Fact five: for most of the time the highest rate of tax under the previous government was 40p. Not 45p. Not 50p. 40p. 5p lower than this Government’s highest rate.
Fact six: thanks to cuts in Capital Gains Tax, under the previous Government a cleaner paid more on their wages than a hedge fund manager selling their shares.
We are correcting the grotesque unfairness in the tax system.
The second test for a fair tax system is how effectively it guards against abuse. Ensuring wealthy individuals and big firms adhere to the letter of the law as well as abiding by its spirit.
This isn’t about bashing big business. Many of our major firms are supportive of this agenda - they know that a level playing field is in everyone’s interest. But not all do, and when they don’t, British taxpayers pay the price. So the Coalition is taking an extremely vigorous approach, doing everything we can to make sure people pay their fair share.
As a result of our £1bn investment in tackling evasion and aggressive avoidance, by the end of the parliament, we expect to be raising additional revenues of £9bn per year. That will take the total money raised through compliance activity up from £13bn a year, to £22bn a year - a 70% increase.
Just last week HMRC received £342m from the Swiss Government, the first instalment of a deal that we have struck which will bring in over £5bn. The first time in our history that money due in taxes has flowed from Switzerland to the UK, instead of the other way round.
What we are learning is that you have to concentrate not just on the battle, but the war. It is tempting to be driven by the short-term wins. Getting to grips with the latest scheme; getting on top of this tax haven, closing that loophole. But the very nature of this problem is that it evolves, adapts. And what we are dealing with - in some parts of our economy - is a cultural acceptance of abuse. So we are taking a strategic approach, putting the right inspection and enforcement regimes in place. Investing in the technology, the professionals and the expertise needed to transform HMRC’s capacity, as well as its approach.
This year we’re introducing the UK’s first ever General Anti-Abuse Rule. Instead of HMRC doing all the running, we’re shifting the burden of proof so that it’s up to companies to explain why they’re doing whatever it is they’re doing, demonstrating it’s all above board.
And, crucially, we are finding new, more effective ways to cooperate with our international partners. Aggressive tax avoidance schemes cross borders; we have to work together. The Coalition has signed an agreement with the United States - the first of its kind - to significantly increase the amount of information exchanged between us, setting a new international standard in tax transparency. Based on the UK/US agreement we’ll be concluding an agreement with the Isle of Man and we’re in similar discussions with the other Crown Dependencies and Overseas Territories.
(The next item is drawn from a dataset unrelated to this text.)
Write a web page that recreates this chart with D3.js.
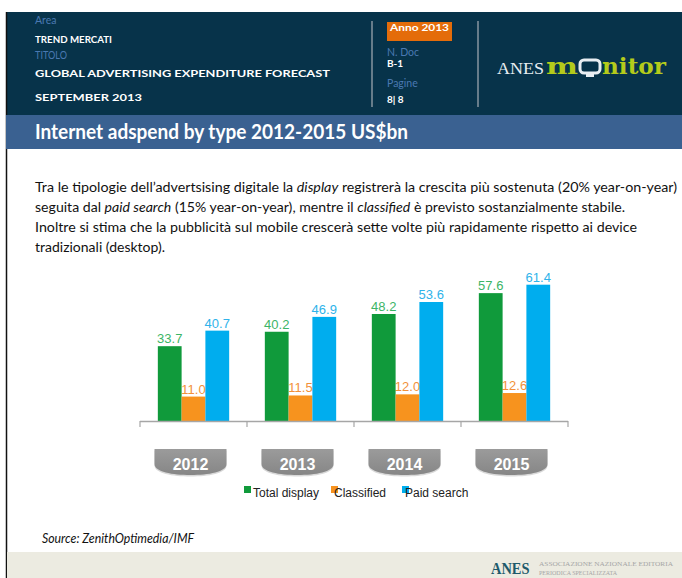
<!DOCTYPE html>
<html>
<head>
<meta charset="utf-8">
<script src="https://cdn.jsdelivr.net/npm/d3@7"></script>
<style>
  body { margin: 0; background: #fff; }
  svg { display: block; }
  .hdr-label { fill: #4a79b2; font-family: Lato, "Open Sans", sans-serif; font-size: 10.5px; }
  .hdr-value { fill: #fff; font-family: Lato, "Open Sans", sans-serif; font-weight: bold; font-size: 10px; }
  .bar-label { font-family: "Liberation Sans", Arial, sans-serif; font-size: 13px; text-anchor: middle; }
  .legend-text { font-family: "Liberation Sans", Arial, sans-serif; font-size: 12px; fill: #222; }
  .para { font-family: Lato, "Open Sans", sans-serif; font-size: 13.5px; fill: #111; }
</style>
</head>
<body>
<svg id="chart" width="682" height="578"></svg>
<script>
// Chart data
const years = ['2012', '2013', '2014', '2015'];
const seriesNames = ['Total display', 'Classified', 'Paid search'];
const totalDisplay = [33.7, 40.2, 48.2, 57.6];
const classified = [11.0, 11.5, 12.0, 12.6];
const paidSearch = [40.7, 46.9, 53.6, 61.4];

// Page texts
const titleText = 'Internet adspend by type 2012-2015 US$bn';
const sourceText = 'Source: ZenithOptimedia/IMF';
const paragraphLines = [
  [['Tra le tipologie dell\u2019advertsising digitale la ', false], ['display', true], [' registrerà la crescita più sostenuta (20% year-on-year)', false]],
  [['seguita dal ', false], ['paid search', true], [' (15% year-on-year), mentre il ', false], ['classified', true], [' è previsto sostanzialmente stabile.', false]],
  [['Inoltre si stima che la pubblicità sul mobile crescerà sette volte più rapidamente rispetto ai device', false]],
  [['tradizionali (desktop).', false]]
];
const paragraphWidths = [642, 590, 602, 130];

const barColors = ['#109a3b', '#f7931e', '#00adee'];
const labelColors = ['#3cb566', '#f2913a', '#2fb3ea'];

const svg = d3.select('#chart');

// ---- Page frame & header ----
svg.append('rect').attr('x', 6).attr('y', 12).attr('width', 676).attr('height', 103).attr('fill', '#07334a');
svg.append('line').attr('x1', 6.5).attr('x2', 6.5).attr('y1', 12).attr('y2', 578).attr('stroke', '#111').attr('stroke-width', 1.5);

const hdr = svg.append('g');
hdr.append('text').attr('class', 'hdr-label').attr('x', 35).attr('y', 24).text('Area');
hdr.append('text').attr('class', 'hdr-value').attr('x', 35).attr('y', 43).attr('font-size', 10)
  .attr('textLength', 77).attr('lengthAdjust', 'spacingAndGlyphs').text('TREND  MERCATI');
hdr.append('text').attr('class', 'hdr-label').attr('x', 35).attr('y', 59)
  .attr('textLength', 32).attr('lengthAdjust', 'spacingAndGlyphs').text('TITOLO');
hdr.append('text').attr('class', 'hdr-value').attr('x', 35).attr('y', 77).attr('font-size', 14)
  .attr('textLength', 295).attr('lengthAdjust', 'spacingAndGlyphs')
  .text('GLOBAL ADVERTISING EXPENDITURE FORECAST');
hdr.append('text').attr('class', 'hdr-value').attr('x', 35).attr('y', 101).attr('font-size', 14)
  .attr('textLength', 107).attr('lengthAdjust', 'spacingAndGlyphs')
  .text('SEPTEMBER  2013');

// dividers
[372, 478].forEach(x => {
  hdr.append('line').attr('x1', x).attr('x2', x).attr('y1', 21).attr('y2', 107)
    .attr('stroke', '#8796a0').attr('stroke-width', 1.5);
});

hdr.append('rect').attr('x', 387).attr('y', 22).attr('width', 65).attr('height', 19).attr('fill', '#e46c0a');
hdr.append('text').attr('class', 'hdr-value').attr('x', 390).attr('y', 31).attr('font-size', 12)
  .attr('textLength', 59).attr('lengthAdjust', 'spacingAndGlyphs').text('Anno 2013');
hdr.append('text').attr('class', 'hdr-label').attr('x', 387).attr('y', 56).text('N. Doc');
hdr.append('text').attr('class', 'hdr-value').attr('x', 387).attr('y', 67).attr('font-size', 10).text('B-1');
hdr.append('text').attr('class', 'hdr-label').attr('x', 387).attr('y', 87).text('Pagine');
hdr.append('text').attr('class', 'hdr-value').attr('x', 387).attr('y', 103).attr('font-size', 10).text('8| 8');

// ANES monitor logo
const logo = hdr.append('g');
logo.append('text').attr('x', 497).attr('y', 74).attr('fill', '#e8eef2')
  .attr('font-family', '"Liberation Serif", "DejaVu Serif", serif').attr('font-size', 17)
  .attr('textLength', 47).attr('lengthAdjust', 'spacingAndGlyphs').text('ANES');
logo.append('text').attr('x', 546).attr('y', 74).attr('fill', '#b4cb1b')
  .attr('font-family', '"DejaVu Serif", serif').attr('font-weight', 'bold').attr('font-size', 22)
  .attr('textLength', 32).attr('lengthAdjust', 'spacingAndGlyphs').text('m');
logo.append('rect').attr('x', 580).attr('y', 60).attr('width', 20).attr('height', 13).attr('rx', 4)
  .attr('fill', 'none').attr('stroke', '#e8eef2').attr('stroke-width', 3);
logo.append('rect').attr('x', 586).attr('y', 73).attr('width', 8).attr('height', 4).attr('fill', '#e8eef2');
logo.append('text').attr('x', 602).attr('y', 74).attr('fill', '#b4cb1b')
  .attr('font-family', '"DejaVu Serif", serif').attr('font-weight', 'bold').attr('font-size', 22)
  .attr('textLength', 64).attr('lengthAdjust', 'spacingAndGlyphs').text('nitor');

// Title band
svg.append('rect').attr('x', 6).attr('y', 115).attr('width', 676).attr('height', 34).attr('fill', '#3a6191');
svg.append('text').attr('x', 35).attr('y', 139).attr('fill', '#fff')
  .attr('font-family', 'Lato, "Open Sans", sans-serif').attr('font-weight', 'bold').attr('font-size', 21)
  .attr('textLength', 373).attr('lengthAdjust', 'spacingAndGlyphs')
  .text(titleText);

// Paragraph
const para = svg.append('g');
paragraphLines.forEach((line, i) => {
  const t = para.append('text').attr('class', 'para').attr('x', 35).attr('y', 192 + i * 20)
    .attr('textLength', paragraphWidths[i]).attr('lengthAdjust', 'spacingAndGlyphs');
  line.forEach(([s, it]) => {
    t.append('tspan').attr('font-style', it ? 'italic' : 'normal').text(s);
  });
});

// ---- Bar chart ----
const baseY = 421;
const x0 = d3.scaleBand().domain(years).range([140, 568]).paddingInner(0).paddingOuter(0);
const x1 = d3.scaleBand().domain(seriesNames).range([0, x0.bandwidth()]).paddingInner(0).paddingOuter(0.75);
const y = d3.scaleLinear().domain([0, 70]).range([baseY, baseY - 70 * 2.22]);
const color = d3.scaleOrdinal().domain(seriesNames).range(barColors);
const labelColor = d3.scaleOrdinal().domain(seriesNames).range(labelColors);

const values = [totalDisplay, classified, paidSearch];
const rows = years.map((yr, i) => ({
  year: yr,
  items: seriesNames.map((s, j) => ({ series: s, value: values[j][i] }))
}));

const chart = svg.append('g');
const groups = chart.selectAll('g.year').data(rows).enter().append('g')
  .attr('class', 'year')
  .attr('transform', d => `translate(${x0(d.year)},0)`);

// labels first (the bars overlap them slightly in the original)
groups.selectAll('text').data(d => d.items).enter().append('text')
  .attr('class', 'bar-label')
  .attr('x', d => x1(d.series) + x1.bandwidth() / 2)
  .attr('y', d => y(d.value) - 3)
  .attr('fill', d => labelColor(d.series))
  .text(d => d.value.toFixed(1));

groups.selectAll('rect').data(d => d.items).enter().append('rect')
  .attr('x', d => x1(d.series))
  .attr('y', d => y(d.value))
  .attr('width', x1.bandwidth())
  .attr('height', d => baseY - y(d.value))
  .attr('fill', d => color(d.series));

// axis line with ticks at band edges
chart.append('line').attr('x1', 140).attr('x2', 568).attr('y1', baseY + 0.5).attr('y2', baseY + 0.5)
  .attr('stroke', '#a6a6a6').attr('stroke-width', 1.5);
const edges = years.map(d => x0(d)).concat([x0.range()[1]]);
chart.selectAll('line.tick').data(edges).enter().append('line')
  .attr('class', 'tick')
  .attr('x1', d => d).attr('x2', d => d)
  .attr('y1', baseY).attr('y2', baseY + 6)
  .attr('stroke', '#a6a6a6').attr('stroke-width', 1.2);

// category tabs
const defs = svg.append('defs');
const grad = defs.append('linearGradient').attr('id', 'tabGrad').attr('x1', 0).attr('x2', 0).attr('y1', 0).attr('y2', 1);
grad.append('stop').attr('offset', '0%').attr('stop-color', '#9b9b9b');
grad.append('stop').attr('offset', '100%').attr('stop-color', '#868686');

const tabW = 72;
const tabPath = `M${-tabW / 2},0 H${tabW / 2} V15 C${tabW / 2},23 ${tabW / 4},26 0,26 C${-tabW / 4},26 ${-tabW / 2},23 ${-tabW / 2},15 Z`;
const tabs = chart.selectAll('g.tab').data(years).enter().append('g')
  .attr('class', 'tab')
  .attr('transform', d => `translate(${x0(d) + x0.bandwidth() / 2 - 3},449)`);
tabs.append('path').attr('d', tabPath).attr('transform', 'translate(0,1.5)').attr('fill', '#d9d9d9');
tabs.append('path').attr('d', tabPath).attr('fill', 'url(#tabGrad)');
tabs.append('text').attr('x', 0).attr('y', 21).attr('text-anchor', 'middle')
  .attr('fill', '#fff').attr('font-family', '"Liberation Sans", Arial, sans-serif')
  .attr('font-weight', 'bold').attr('font-size', 16).text(d => d);

// legend
const legendX = [244, 331, 402];
const legend = chart.selectAll('g.legend').data(seriesNames).enter().append('g')
  .attr('class', 'legend')
  .attr('transform', (d, i) => `translate(${legendX[i]},486)`);
legend.append('rect').attr('width', 7).attr('height', 7).attr('fill', d => color(d));
legend.append('text').attr('class', 'legend-text').attr('x', (d, i) => i === 0 ? 9 : 3).attr('y', 11).text(d => d);

// Source
svg.append('text').attr('x', 42).attr('y', 543).attr('fill', '#111')
  .attr('font-family', 'Lato, "Open Sans", sans-serif').attr('font-style', 'italic').attr('font-size', 13.5)
  .attr('textLength', 152).attr('lengthAdjust', 'spacingAndGlyphs')
  .text(sourceText);

// Footer band
svg.append('rect').attr('x', 7).attr('y', 552).attr('width', 675).attr('height', 26).attr('fill', '#ecebe1');
svg.append('text').attr('transform', 'translate(491,574) scale(0.85,1)').attr('fill', '#1d5a6b')
  .attr('font-family', '"Liberation Serif", serif').attr('font-weight', 'bold').attr('font-size', 17)
  .text('ANES');
svg.append('text').attr('x', 539).attr('y', 566).attr('fill', '#a6a6a6')
  .attr('font-family', '"Liberation Serif", serif').attr('font-size', 6)
  .attr('textLength', 134).attr('lengthAdjust', 'spacingAndGlyphs').text('ASSOCIAZIONE NAZIONALE EDITORIA');
svg.append('text').attr('x', 539).attr('y', 575).attr('fill', '#a6a6a6')
  .attr('font-family', '"Liberation Serif", serif').attr('font-size', 6)
  .attr('textLength', 78).attr('lengthAdjust', 'spacingAndGlyphs').text('PERIODICA SPECIALIZZATA');
</script>
</body>
</html>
We are working closely with developing nations too. This problem is one of the world’s great levellers. Yes, developed nations have better protections in place, but there are individuals and multi-nationals gaming all of our systems, seeking to play us all for fools. And when developing nations lose revenues, undermining their health systems, their education systems, their stability, that carries a global cost. Christian Aid has put the cost of those lost revenues at an estimated $160Bn per year - competing with the amount the world spends on international aid.
These issues will be at the top of my agenda when I travel to Southern and Eastern Africa next week. And the Coalition is making tax transparency a cornerstone of our presidency of the G8 this year. As the Prime Minister has pointed out, as a group of eight major economies, together we have an opportunity to galvanise collective international action. We can lead the way in sharing information. We can encourage more countries to sign up to the international standards. We can - and we will - look honestly and openly, at whether those standards are really tough enough.
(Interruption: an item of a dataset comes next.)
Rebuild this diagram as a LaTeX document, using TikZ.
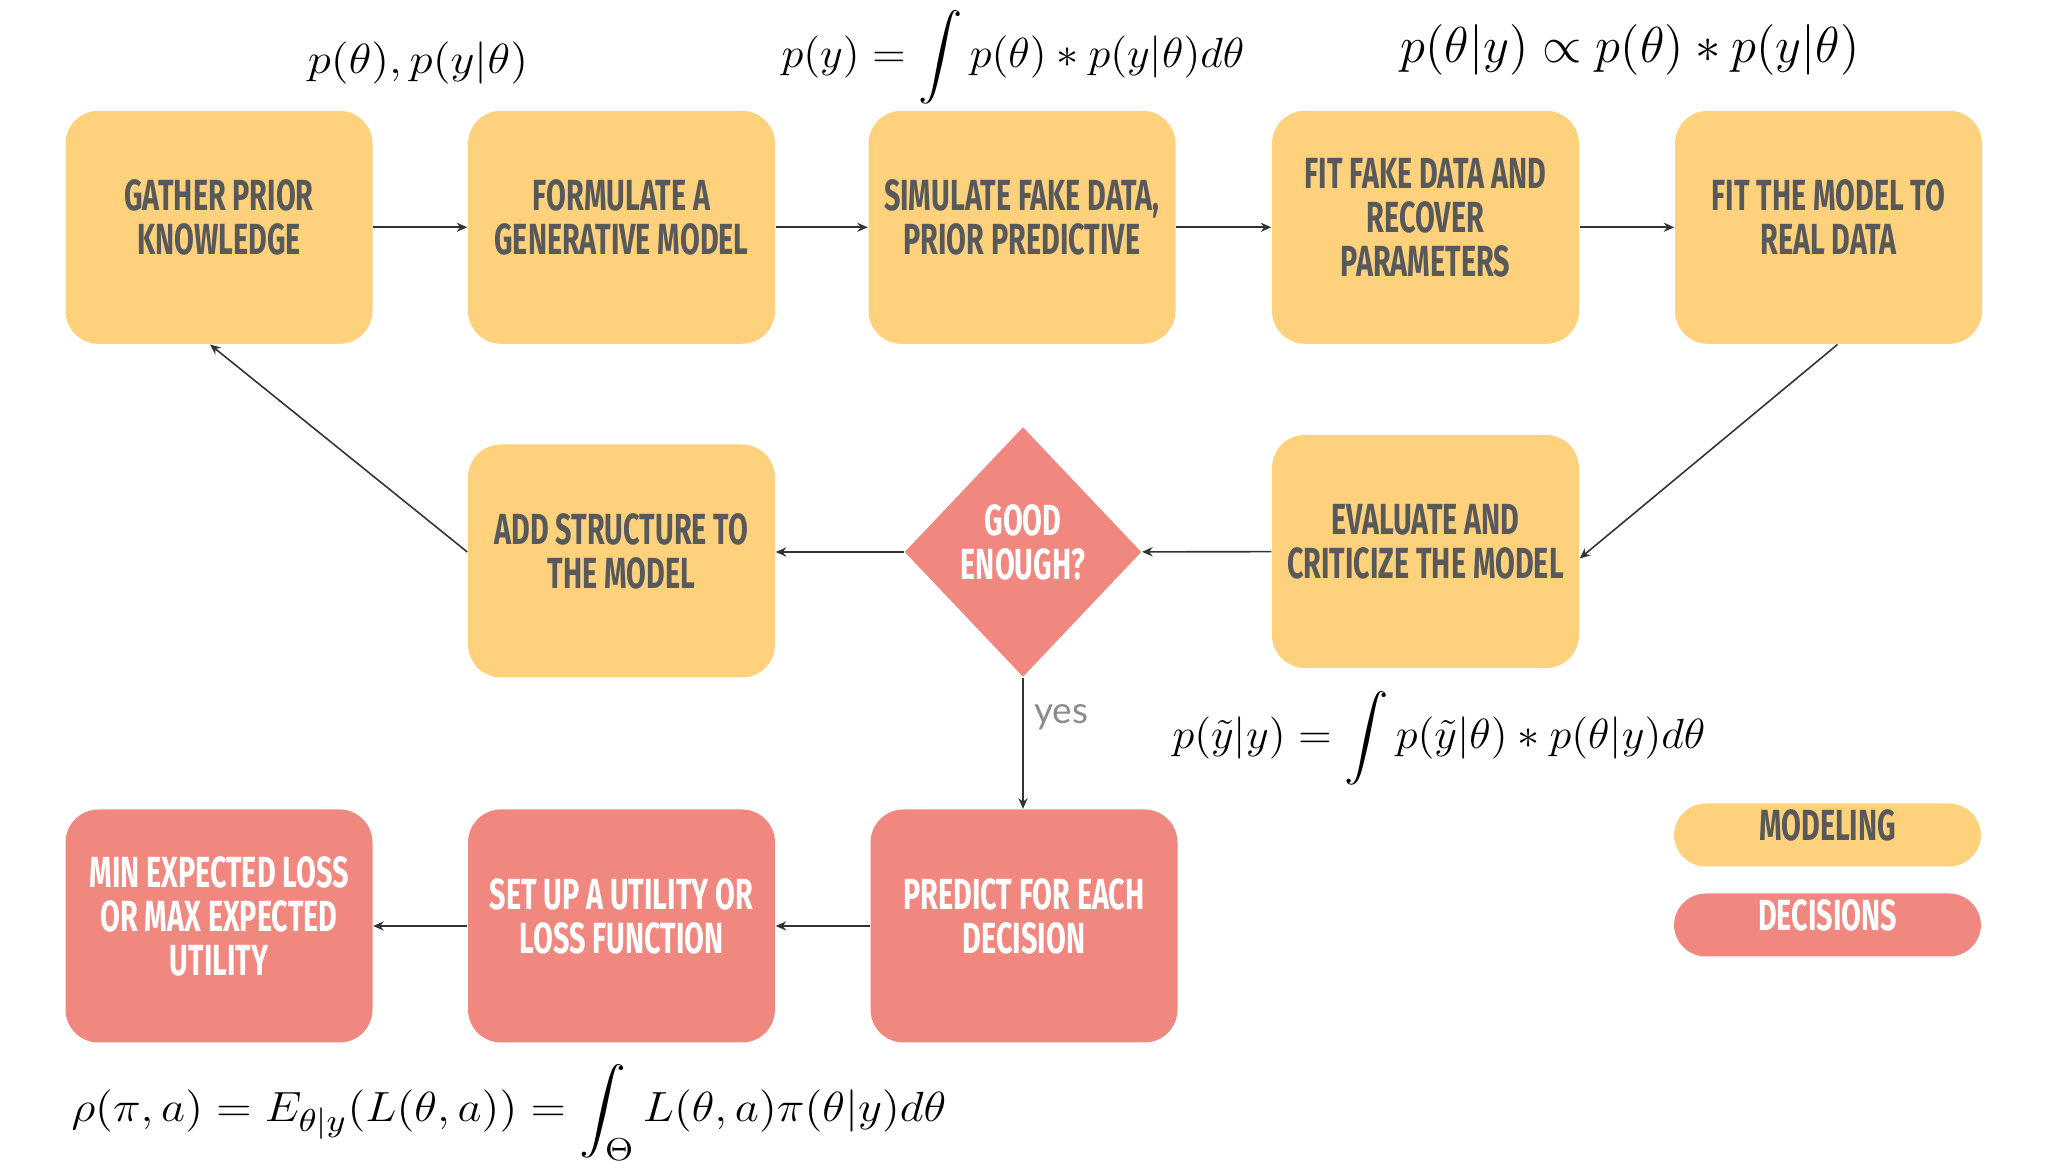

The third and final test for a fair tax system brings us much closer to home: local control. Liberals believe in decentralisation within the tax system. Communities are empowered when they have more autonomy over the taxes they raise and spend. Local people have a greater stake in local prosperity. Think about how debilitating our overcentralised tax system is.
If central government simply sweeps up locally raised revenues only to then recycle that money to other parts of the country, what incentive do communities have to draw in business and create their own tax-boosting growth? When councils are so beholden to Whitehall funding formulas why would they bother building up their own economies, when it’s more lucrative to lobby mandarins instead? That dependency helps no one and in the present circumstances, when money is tight, it’s more important than ever that communities have the flexibility and freedom to innovate.
So the Coalition Government is decentralising more economic control. Currently around half of local authority income is raised locally. When our reforms kick in that will rise to 70%. We are giving local communities two new tax powers - the first is the right to retain 50% of local Business Rate Revenues, creating a massive incentive to attract business, boosting local jobs; the second is the introduction of Tax Increment Financing - or TIF - under which, working with local businesses, councils can borrow against future business rate revenues using that money to invest in the infrastructure that, in turn, boosts growth. This is probably one of the least remarked upon areas of government reform but over time it may prove one of the most significant. It’s part of a wider approach - which looks not just a tax but at the bigger problem of economic over-centralisation in the UK.
We’ve also introduced City Deals - giving cities much greater economic autonomy, and I’ll be announcing the second wave of deals in a few weeks. And we’ll shortly be responding to Michael Heseltine’s review into unlocking economic growth, which pushes government to go further on economic decentralisation. All part of a quiet revolution to give communities greater freedom and power to drive their own prosperity and success.
So, rewarding work; tackling aggressive abuse; restoring a link between communities and their taxes. Three tests for tax fairness. A distinctly liberal approach. Halfway through this parliament and the Coalition is scoring well on each of those tests. Halfway through and our progress has me even more convinced that we can and must do more.
The British people are right to think that your approach to tax says something about who you are. It says everything about who you are. And we are people who believe that our tax system should empower Britain’s communities, reward its hardworking citizens and, above all, make sure that everyone pays their fair share. Fair taxes to help build a stronger economy and a fairer society, enabling everyone to get on in life.